Yes, you are right in both of your observations.
with one unit increase in X, the odds ratio of event Y happening is 0.80
Does that mean the same as 'For every 1-point increase in X, odds of event Y happening is reduced by 20%'?
Odds ratio (for one unit increase in X)
= (Odds in favor of Y at X = x + 1) / (Odds in favor of Y at X = x)
0.8 = (Odds in favor of Y at X = x + 1) / (Odds in favor of Y at X = x)
0.8*(Odds in favor of Y at X = x) = (Odds in favor of Y at X = x + 1)
Now,
change in odds (increase/reduction)
= (Odds in favor of Y at X = x + 1) - (Odds in favor of Y at X = x)
**change in odds** = 0.8*(Odds in favor of Y at X = x) - (Odds in favor of Y at X = x)
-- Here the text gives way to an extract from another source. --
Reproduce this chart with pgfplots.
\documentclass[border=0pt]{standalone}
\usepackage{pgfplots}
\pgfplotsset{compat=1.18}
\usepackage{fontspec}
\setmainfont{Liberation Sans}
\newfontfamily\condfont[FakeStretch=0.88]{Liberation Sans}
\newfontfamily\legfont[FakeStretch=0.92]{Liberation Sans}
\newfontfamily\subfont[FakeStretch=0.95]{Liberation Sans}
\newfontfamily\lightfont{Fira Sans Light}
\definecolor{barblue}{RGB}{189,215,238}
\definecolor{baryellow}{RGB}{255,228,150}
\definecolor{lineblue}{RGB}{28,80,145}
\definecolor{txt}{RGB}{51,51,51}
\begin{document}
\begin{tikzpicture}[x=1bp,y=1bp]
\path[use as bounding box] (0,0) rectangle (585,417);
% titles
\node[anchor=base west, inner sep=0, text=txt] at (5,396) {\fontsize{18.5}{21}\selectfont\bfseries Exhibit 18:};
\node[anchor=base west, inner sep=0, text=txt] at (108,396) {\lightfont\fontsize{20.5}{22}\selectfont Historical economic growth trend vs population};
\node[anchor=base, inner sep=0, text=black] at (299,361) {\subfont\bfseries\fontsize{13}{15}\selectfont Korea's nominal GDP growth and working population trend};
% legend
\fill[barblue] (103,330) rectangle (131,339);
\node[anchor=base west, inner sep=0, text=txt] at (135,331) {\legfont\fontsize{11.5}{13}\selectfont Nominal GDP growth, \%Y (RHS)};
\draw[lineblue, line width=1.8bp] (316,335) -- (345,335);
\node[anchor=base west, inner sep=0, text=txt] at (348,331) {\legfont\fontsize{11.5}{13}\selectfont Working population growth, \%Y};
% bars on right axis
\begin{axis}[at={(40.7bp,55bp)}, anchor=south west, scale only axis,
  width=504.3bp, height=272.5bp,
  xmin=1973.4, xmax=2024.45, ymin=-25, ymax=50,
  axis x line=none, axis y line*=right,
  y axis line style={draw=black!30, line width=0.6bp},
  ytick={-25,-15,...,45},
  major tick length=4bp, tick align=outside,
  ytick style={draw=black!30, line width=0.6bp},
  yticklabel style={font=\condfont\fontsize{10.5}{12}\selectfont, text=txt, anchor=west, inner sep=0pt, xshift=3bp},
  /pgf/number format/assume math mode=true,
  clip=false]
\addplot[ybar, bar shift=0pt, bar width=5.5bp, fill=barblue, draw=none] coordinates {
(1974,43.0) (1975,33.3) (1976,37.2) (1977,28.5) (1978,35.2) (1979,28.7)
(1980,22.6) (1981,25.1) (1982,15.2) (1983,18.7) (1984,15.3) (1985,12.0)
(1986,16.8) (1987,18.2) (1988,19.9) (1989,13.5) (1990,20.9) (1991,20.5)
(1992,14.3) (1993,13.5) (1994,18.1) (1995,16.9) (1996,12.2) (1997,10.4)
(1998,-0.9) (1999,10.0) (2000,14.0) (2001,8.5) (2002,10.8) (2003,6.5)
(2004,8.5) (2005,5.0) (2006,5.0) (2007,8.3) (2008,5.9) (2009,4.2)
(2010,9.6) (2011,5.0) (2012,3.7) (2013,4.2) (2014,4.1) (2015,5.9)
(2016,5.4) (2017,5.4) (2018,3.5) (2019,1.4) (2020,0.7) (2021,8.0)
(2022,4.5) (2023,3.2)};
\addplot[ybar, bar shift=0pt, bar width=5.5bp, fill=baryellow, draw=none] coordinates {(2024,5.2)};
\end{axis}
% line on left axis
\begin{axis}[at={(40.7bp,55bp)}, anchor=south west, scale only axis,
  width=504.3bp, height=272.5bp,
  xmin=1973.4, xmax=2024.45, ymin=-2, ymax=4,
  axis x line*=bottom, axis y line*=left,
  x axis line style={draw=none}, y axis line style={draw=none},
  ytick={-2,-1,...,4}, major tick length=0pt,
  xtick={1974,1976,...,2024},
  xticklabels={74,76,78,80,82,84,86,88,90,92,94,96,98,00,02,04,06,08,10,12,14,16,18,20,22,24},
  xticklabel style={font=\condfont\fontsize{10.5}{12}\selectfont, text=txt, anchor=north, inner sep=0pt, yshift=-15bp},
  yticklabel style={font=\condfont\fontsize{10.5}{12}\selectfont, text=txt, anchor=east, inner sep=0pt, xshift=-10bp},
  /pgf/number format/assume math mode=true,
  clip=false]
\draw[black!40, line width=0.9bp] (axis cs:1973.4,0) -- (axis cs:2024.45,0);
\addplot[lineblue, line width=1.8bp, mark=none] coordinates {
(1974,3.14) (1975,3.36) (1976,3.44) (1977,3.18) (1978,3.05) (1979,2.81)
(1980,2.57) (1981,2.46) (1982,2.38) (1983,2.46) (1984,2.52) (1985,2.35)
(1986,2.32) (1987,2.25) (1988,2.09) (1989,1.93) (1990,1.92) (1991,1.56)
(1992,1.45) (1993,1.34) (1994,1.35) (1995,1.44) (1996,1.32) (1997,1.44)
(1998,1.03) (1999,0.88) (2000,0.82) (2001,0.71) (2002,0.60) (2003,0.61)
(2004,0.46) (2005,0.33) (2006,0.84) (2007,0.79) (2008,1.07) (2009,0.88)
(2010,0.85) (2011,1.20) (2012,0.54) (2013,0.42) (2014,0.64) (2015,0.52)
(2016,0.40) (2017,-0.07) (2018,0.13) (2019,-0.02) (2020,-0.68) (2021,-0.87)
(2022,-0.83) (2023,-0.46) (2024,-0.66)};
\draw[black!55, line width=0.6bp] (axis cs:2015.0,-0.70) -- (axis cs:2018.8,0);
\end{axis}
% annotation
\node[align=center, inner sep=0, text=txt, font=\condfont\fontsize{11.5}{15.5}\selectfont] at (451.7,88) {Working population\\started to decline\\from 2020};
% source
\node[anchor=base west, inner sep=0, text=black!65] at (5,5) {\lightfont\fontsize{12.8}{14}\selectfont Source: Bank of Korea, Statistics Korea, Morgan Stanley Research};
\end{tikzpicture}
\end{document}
= - 0.2 (Odds in favor of Y at X = x)
= **20% reduction**
*In short, (Odds Ratio - 1)100 gives the percentage change in Odds
Whereas 'For every 1-point increase in X, event Y is 20% less likely to happen' is an incorrect interpretation of odds ratio (that's interpreting it as relative risk), am I correct?
Yes, that's an incorrect statement as odds are different from probabilities. In the same fashion, the odds ratio is different for relative risk.